Exercise directions:
Leave out the pictures and set down exactly the lines from the start of the listing through the one with "RIGHT_TICKS = [80, 90, 100, 110, 120, 130]", both included.

Provided data:
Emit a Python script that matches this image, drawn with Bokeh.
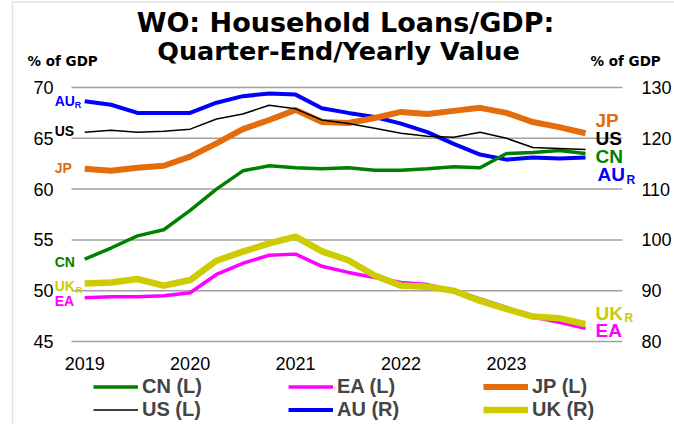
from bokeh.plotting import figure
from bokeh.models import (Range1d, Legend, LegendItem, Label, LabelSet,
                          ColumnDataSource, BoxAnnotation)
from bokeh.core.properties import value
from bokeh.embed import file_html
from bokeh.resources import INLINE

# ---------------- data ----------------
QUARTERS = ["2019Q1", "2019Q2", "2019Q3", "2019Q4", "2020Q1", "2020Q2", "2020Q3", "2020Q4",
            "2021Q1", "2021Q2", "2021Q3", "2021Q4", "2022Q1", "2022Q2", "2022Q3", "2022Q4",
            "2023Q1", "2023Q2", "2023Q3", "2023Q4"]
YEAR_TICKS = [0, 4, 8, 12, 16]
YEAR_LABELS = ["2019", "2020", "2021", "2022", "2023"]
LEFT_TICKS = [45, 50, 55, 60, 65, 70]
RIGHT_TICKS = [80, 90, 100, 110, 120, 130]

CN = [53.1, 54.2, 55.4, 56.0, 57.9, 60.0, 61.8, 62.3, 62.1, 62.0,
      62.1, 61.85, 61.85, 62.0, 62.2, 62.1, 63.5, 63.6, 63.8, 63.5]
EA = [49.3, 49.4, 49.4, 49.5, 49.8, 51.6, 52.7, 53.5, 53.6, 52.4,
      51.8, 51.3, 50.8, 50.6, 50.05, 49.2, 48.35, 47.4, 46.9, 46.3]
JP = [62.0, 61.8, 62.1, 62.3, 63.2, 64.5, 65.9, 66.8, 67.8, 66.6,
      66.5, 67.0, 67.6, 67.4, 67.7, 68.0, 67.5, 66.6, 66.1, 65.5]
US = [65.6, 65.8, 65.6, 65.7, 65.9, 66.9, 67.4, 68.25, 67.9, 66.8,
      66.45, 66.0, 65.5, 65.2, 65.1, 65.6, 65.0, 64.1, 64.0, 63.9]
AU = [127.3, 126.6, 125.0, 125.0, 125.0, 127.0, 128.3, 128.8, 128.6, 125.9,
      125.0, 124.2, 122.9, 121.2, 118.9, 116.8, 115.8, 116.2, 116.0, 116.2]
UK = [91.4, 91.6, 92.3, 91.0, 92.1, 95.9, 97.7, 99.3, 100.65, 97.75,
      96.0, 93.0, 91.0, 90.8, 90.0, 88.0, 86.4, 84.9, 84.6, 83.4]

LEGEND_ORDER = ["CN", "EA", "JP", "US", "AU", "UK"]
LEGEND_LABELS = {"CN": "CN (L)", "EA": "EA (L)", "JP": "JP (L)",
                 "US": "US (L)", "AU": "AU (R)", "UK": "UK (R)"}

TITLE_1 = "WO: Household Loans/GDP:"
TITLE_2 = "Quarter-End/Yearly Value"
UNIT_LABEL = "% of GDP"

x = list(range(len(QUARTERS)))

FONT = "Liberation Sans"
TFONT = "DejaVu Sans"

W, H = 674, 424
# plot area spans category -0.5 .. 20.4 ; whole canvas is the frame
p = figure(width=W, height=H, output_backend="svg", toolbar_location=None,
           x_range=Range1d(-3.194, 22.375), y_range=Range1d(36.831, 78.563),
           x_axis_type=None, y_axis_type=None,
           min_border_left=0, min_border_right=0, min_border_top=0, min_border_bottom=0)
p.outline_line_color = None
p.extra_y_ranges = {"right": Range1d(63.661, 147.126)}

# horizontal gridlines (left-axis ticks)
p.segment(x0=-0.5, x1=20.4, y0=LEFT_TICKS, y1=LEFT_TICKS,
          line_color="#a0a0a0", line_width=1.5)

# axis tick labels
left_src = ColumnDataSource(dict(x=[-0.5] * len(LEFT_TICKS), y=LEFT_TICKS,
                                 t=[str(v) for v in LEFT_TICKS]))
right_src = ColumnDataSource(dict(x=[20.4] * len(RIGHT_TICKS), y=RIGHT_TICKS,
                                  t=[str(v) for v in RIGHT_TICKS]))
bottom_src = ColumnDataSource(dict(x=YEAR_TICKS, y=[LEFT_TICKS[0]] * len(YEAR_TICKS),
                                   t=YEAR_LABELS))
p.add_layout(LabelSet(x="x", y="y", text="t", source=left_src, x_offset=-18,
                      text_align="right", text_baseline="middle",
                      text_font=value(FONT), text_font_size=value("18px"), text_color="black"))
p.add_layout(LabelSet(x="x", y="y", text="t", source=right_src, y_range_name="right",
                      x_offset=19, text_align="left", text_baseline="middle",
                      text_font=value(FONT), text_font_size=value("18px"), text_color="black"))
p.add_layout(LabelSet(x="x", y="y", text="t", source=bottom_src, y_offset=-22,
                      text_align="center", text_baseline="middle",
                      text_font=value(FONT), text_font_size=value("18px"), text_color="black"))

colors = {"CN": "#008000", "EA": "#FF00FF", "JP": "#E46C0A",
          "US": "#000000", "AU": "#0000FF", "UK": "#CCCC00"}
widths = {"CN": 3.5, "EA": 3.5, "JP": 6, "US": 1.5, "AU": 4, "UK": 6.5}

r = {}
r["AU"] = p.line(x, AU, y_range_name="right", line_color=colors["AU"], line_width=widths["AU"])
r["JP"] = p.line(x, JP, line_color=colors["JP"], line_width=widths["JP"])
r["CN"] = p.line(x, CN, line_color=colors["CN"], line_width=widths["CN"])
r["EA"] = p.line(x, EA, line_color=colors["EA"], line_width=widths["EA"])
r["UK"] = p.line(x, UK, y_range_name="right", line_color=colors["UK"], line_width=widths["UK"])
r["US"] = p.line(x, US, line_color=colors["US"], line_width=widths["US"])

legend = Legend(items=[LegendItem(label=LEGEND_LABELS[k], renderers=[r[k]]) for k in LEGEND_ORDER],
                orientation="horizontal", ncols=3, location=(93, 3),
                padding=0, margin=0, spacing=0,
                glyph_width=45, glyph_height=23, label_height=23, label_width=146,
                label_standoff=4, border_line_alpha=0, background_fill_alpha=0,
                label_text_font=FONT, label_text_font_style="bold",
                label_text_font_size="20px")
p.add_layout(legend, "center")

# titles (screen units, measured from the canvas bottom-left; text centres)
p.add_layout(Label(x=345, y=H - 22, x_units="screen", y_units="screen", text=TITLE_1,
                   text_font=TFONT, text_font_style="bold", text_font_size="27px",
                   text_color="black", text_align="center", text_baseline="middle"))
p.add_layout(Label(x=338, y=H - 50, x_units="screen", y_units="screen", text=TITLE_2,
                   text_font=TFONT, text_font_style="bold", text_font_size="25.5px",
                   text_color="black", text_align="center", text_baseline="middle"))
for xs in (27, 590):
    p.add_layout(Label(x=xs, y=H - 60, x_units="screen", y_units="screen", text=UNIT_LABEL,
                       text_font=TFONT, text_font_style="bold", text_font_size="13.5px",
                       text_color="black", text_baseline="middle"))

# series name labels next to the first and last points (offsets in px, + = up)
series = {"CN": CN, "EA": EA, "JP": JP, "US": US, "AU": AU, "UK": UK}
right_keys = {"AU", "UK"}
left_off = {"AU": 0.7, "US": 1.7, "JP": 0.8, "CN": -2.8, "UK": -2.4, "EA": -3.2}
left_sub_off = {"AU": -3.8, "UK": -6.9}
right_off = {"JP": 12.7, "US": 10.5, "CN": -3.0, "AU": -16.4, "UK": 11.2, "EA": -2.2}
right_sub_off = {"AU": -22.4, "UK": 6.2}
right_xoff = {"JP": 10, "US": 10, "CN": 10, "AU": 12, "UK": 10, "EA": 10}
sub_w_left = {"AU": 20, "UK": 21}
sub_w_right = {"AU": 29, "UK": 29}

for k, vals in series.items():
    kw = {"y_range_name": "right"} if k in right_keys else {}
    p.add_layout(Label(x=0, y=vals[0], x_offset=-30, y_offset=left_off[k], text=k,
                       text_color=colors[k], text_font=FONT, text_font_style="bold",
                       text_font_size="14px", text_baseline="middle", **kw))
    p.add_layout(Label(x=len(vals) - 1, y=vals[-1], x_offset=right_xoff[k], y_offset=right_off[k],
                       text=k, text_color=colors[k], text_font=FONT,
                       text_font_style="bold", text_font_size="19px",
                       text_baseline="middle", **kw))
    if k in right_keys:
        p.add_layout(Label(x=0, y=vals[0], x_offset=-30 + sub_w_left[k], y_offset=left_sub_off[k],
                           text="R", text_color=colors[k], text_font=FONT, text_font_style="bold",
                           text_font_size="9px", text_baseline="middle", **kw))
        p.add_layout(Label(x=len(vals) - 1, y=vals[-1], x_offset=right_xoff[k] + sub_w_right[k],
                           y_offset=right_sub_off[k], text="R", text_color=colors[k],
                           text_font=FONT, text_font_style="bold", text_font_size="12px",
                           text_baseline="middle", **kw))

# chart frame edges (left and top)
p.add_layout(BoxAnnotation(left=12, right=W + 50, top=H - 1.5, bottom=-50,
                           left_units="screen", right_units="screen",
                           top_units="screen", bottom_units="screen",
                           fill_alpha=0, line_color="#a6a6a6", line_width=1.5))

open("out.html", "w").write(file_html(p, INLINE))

Completed task:
Emit a Python script that matches this image, drawn with Bokeh.
from bokeh.plotting import figure
from bokeh.models import (Range1d, Legend, LegendItem, Label, LabelSet,
                          ColumnDataSource, BoxAnnotation)
from bokeh.core.properties import value
from bokeh.embed import file_html
from bokeh.resources import INLINE

# ---------------- data ----------------
QUARTERS = ["2019Q1", "2019Q2", "2019Q3", "2019Q4", "2020Q1", "2020Q2", "2020Q3", "2020Q4",
            "2021Q1", "2021Q2", "2021Q3", "2021Q4", "2022Q1", "2022Q2", "2022Q3", "2022Q4",
            "2023Q1", "2023Q2", "2023Q3", "2023Q4"]
YEAR_TICKS = [0, 4, 8, 12, 16]
YEAR_LABELS = ["2019", "2020", "2021", "2022", "2023"]
LEFT_TICKS = [45, 50, 55, 60, 65, 70]
RIGHT_TICKS = [80, 90, 100, 110, 120, 130]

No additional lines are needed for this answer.